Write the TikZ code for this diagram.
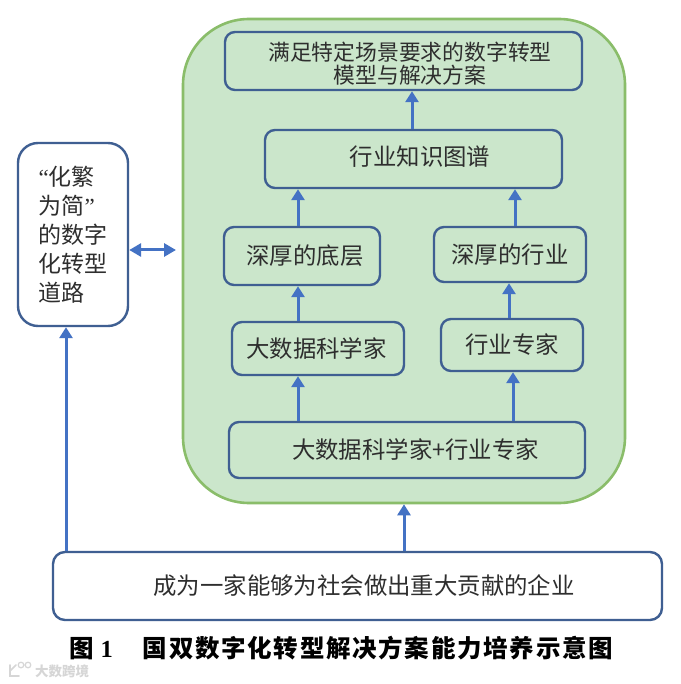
\documentclass[tikz,border=0pt]{standalone}
\usepackage{fontspec}
\setmainfont{Noto Sans CJK SC}
\newfontfamily\latinserif{Liberation Serif}
\usetikzlibrary{arrows.meta}
\definecolor{boxline}{HTML}{3F5F92}
\definecolor{arrowblue}{HTML}{4472C4}
\definecolor{panelfill}{HTML}{CBE6CB}
\definecolor{panelline}{HTML}{8ABD6A}
\definecolor{inkgrey}{HTML}{2E2E2E}
\tikzset{
  x=1pt,y=1pt,
  boxnode/.style n args={2}{draw=boxline,line width=2.4pt,rounded corners=10pt,minimum width=#1,minimum height=#2,inner sep=0pt,text=inkgrey,font=\fontsize{23.4}{23}\selectfont,align=center},
  flowarrow/.style={draw=arrowblue,line width=3pt,-{Triangle[length=11pt,width=13pt]}},
  bothways/.style={draw=arrowblue,line width=3pt,{Triangle[length=12pt,width=13pt]}-{Triangle[length=12pt,width=13pt]}},
}
\begin{document}
\begin{tikzpicture}
\useasboundingbox (0,0) rectangle (680,-684);
\fill[white] (0,0) rectangle (680,-684);
% green panel
\node[draw=panelline,fill=panelfill,line width=2.6pt,rounded corners=66pt,minimum width=442pt,minimum height=484pt,inner sep=0pt] (panel) at (404,-261) {};
% boxes
\node[boxnode={357pt}{58pt}] (goal) at (403.5,-61) {\rule{0pt}{24pt}\hspace*{13pt}\fontsize{21.8}{23}\selectfont 满足特定场景要求的数字转型\\[0pt]\hspace*{13pt}\fontsize{21.8}{23}\selectfont 模型与解决方案};
\node[boxnode={297pt}{58pt}] (graph) at (413.5,-159) {\rule[-7pt]{0pt}{1pt}\hspace*{13pt}行业知识图谱};
\node[boxnode={156pt}{58pt}] (base) at (302,-256) {\hspace*{6pt}深厚的底层};
\node[boxnode={152pt}{55pt}] (depth) at (510,-254.5) {深厚的行业};
\node[boxnode={172pt}{53pt}] (scientist) at (318,-348.5) {\hspace*{-3pt}大数据科学家};
\node[boxnode={142pt}{52pt}] (expert) at (512,-345) {行业专家};
\node[boxnode={356pt}{56pt}] (both) at (407,-450) {\hspace*{17pt}大数据科学家+行业专家};
\node[boxnode={609pt}{68pt},rounded corners=12pt] (company) at (357.5,-586) {\hspace*{13pt}成为一家能够为社会做出重大贡献的企业};
\node[boxnode={110pt}{183pt},rounded corners=20pt,align=left,font=\fontsize{23}{29}\selectfont] (road) at (73,-234.5) {{\latinserif “}化繁\\为简{\latinserif ”}\\的数字\\化转型\\道路};
% column guides for the arrows
\coordinate (colA) at (412,0);
\coordinate (colB) at (298,0);
\coordinate (colC) at (515,0);
\coordinate (colD) at (509,0);
\coordinate (colE) at (513,0);
\coordinate (colF) at (404,0);
\coordinate (colG) at (66,0);
\coordinate (rowH) at (0,-250);
\coordinate (panelgap) at (176,-250);
% arrows
\draw[flowarrow] (graph.north -| colA) -- (goal.south -| colA);
\draw[flowarrow] (base.north -| colB) -- (graph.south -| colB);
\draw[flowarrow] (depth.north -| colC) -- (graph.south -| colC);
\draw[flowarrow] (scientist.north -| colB) -- (base.south -| colB);
\draw[flowarrow] (expert.north -| colD) -- (depth.south -| colD);
\draw[flowarrow] (both.north -| colB) -- (scientist.south -| colB);
\draw[flowarrow] (both.north -| colE) -- (expert.south -| colE);
\draw[flowarrow] (company.north -| colF) -- (panel.south -| colF);
\draw[flowarrow] (company.north -| colG) -- (road.south -| colG);
\draw[bothways] (road.east |- rowH) -- (panelgap);
% caption
\node[inner sep=0pt,text=black,font=\fontsize{24.5}{25}\selectfont\bfseries] (caption) at (341,-648) {图\hspace{7pt}{\latinserif 1}\hspace{30pt}\addfontfeature{LetterSpace=7}国双数字化转型解决方案能力培养示意图};
% watermark
\node[inner sep=0pt,text=black!16,font=\fontsize{13.5}{14}\selectfont\bfseries] (mark) at (62,-671) {大数跨境};
\draw[black!16,line width=1.6pt,line cap=round] (10,-665) -- (10,-676) -- (19,-676) (10,-671) -- (16,-665);
\draw[black!16,line width=1.2pt] (21,-665) circle (2.8pt) (28,-665) circle (2.8pt);
\end{tikzpicture}
\end{document}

◇ ◇ ◇ ◇ ◇

Task directions ::
Every line above should be returned exactly; the pictures stay out.

Exercise answer ::
Write the TikZ code for this diagram.
\documentclass[tikz,border=0pt]{standalone}
\usepackage{fontspec}
\setmainfont{Noto Sans CJK SC}
\newfontfamily\latinserif{Liberation Serif}
\usetikzlibrary{arrows.meta}
\definecolor{boxline}{HTML}{3F5F92}
\definecolor{arrowblue}{HTML}{4472C4}
\definecolor{panelfill}{HTML}{CBE6CB}
\definecolor{panelline}{HTML}{8ABD6A}
\definecolor{inkgrey}{HTML}{2E2E2E}
\tikzset{
  x=1pt,y=1pt,
  boxnode/.style n args={2}{draw=boxline,line width=2.4pt,rounded corners=10pt,minimum width=#1,minimum height=#2,inner sep=0pt,text=inkgrey,font=\fontsize{23.4}{23}\selectfont,align=center},
  flowarrow/.style={draw=arrowblue,line width=3pt,-{Triangle[length=11pt,width=13pt]}},
  bothways/.style={draw=arrowblue,line width=3pt,{Triangle[length=12pt,width=13pt]}-{Triangle[length=12pt,width=13pt]}},
}
\begin{document}
\begin{tikzpicture}
\useasboundingbox (0,0) rectangle (680,-684);
\fill[white] (0,0) rectangle (680,-684);
% green panel
\node[draw=panelline,fill=panelfill,line width=2.6pt,rounded corners=66pt,minimum width=442pt,minimum height=484pt,inner sep=0pt] (panel) at (404,-261) {};
% boxes
\node[boxnode={357pt}{58pt}] (goal) at (403.5,-61) {\rule{0pt}{24pt}\hspace*{13pt}\fontsize{21.8}{23}\selectfont 满足特定场景要求的数字转型\\[0pt]\hspace*{13pt}\fontsize{21.8}{23}\selectfont 模型与解决方案};
\node[boxnode={297pt}{58pt}] (graph) at (413.5,-159) {\rule[-7pt]{0pt}{1pt}\hspace*{13pt}行业知识图谱};
\node[boxnode={156pt}{58pt}] (base) at (302,-256) {\hspace*{6pt}深厚的底层};
\node[boxnode={152pt}{55pt}] (depth) at (510,-254.5) {深厚的行业};
\node[boxnode={172pt}{53pt}] (scientist) at (318,-348.5) {\hspace*{-3pt}大数据科学家};
\node[boxnode={142pt}{52pt}] (expert) at (512,-345) {行业专家};
\node[boxnode={356pt}{56pt}] (both) at (407,-450) {\hspace*{17pt}大数据科学家+行业专家};
\node[boxnode={609pt}{68pt},rounded corners=12pt] (company) at (357.5,-586) {\hspace*{13pt}成为一家能够为社会做出重大贡献的企业};
\node[boxnode={110pt}{183pt},rounded corners=20pt,align=left,font=\fontsize{23}{29}\selectfont] (road) at (73,-234.5) {{\latinserif “}化繁\\为简{\latinserif ”}\\的数字\\化转型\\道路};
% column guides for the arrows
\coordinate (colA) at (412,0);
\coordinate (colB) at (298,0);
\coordinate (colC) at (515,0);
\coordinate (colD) at (509,0);
\coordinate (colE) at (513,0);
\coordinate (colF) at (404,0);
\coordinate (colG) at (66,0);
\coordinate (rowH) at (0,-250);
\coordinate (panelgap) at (176,-250);
% arrows
\draw[flowarrow] (graph.north -| colA) -- (goal.south -| colA);
\draw[flowarrow] (base.north -| colB) -- (graph.south -| colB);
\draw[flowarrow] (depth.north -| colC) -- (graph.south -| colC);
\draw[flowarrow] (scientist.north -| colB) -- (base.south -| colB);
\draw[flowarrow] (expert.north -| colD) -- (depth.south -| colD);
\draw[flowarrow] (both.north -| colB) -- (scientist.south -| colB);
\draw[flowarrow] (both.north -| colE) -- (expert.south -| colE);
\draw[flowarrow] (company.north -| colF) -- (panel.south -| colF);
\draw[flowarrow] (company.north -| colG) -- (road.south -| colG);
\draw[bothways] (road.east |- rowH) -- (panelgap);
% caption
\node[inner sep=0pt,text=black,font=\fontsize{24.5}{25}\selectfont\bfseries] (caption) at (341,-648) {图\hspace{7pt}{\latinserif 1}\hspace{30pt}\addfontfeature{LetterSpace=7}国双数字化转型解决方案能力培养示意图};
% watermark
\node[inner sep=0pt,text=black!16,font=\fontsize{13.5}{14}\selectfont\bfseries] (mark) at (62,-671) {大数跨境};
\draw[black!16,line width=1.6pt,line cap=round] (10,-665) -- (10,-676) -- (19,-676) (10,-671) -- (16,-665);
\draw[black!16,line width=1.2pt] (21,-665) circle (2.8pt) (28,-665) circle (2.8pt);
\end{tikzpicture}
\end{document}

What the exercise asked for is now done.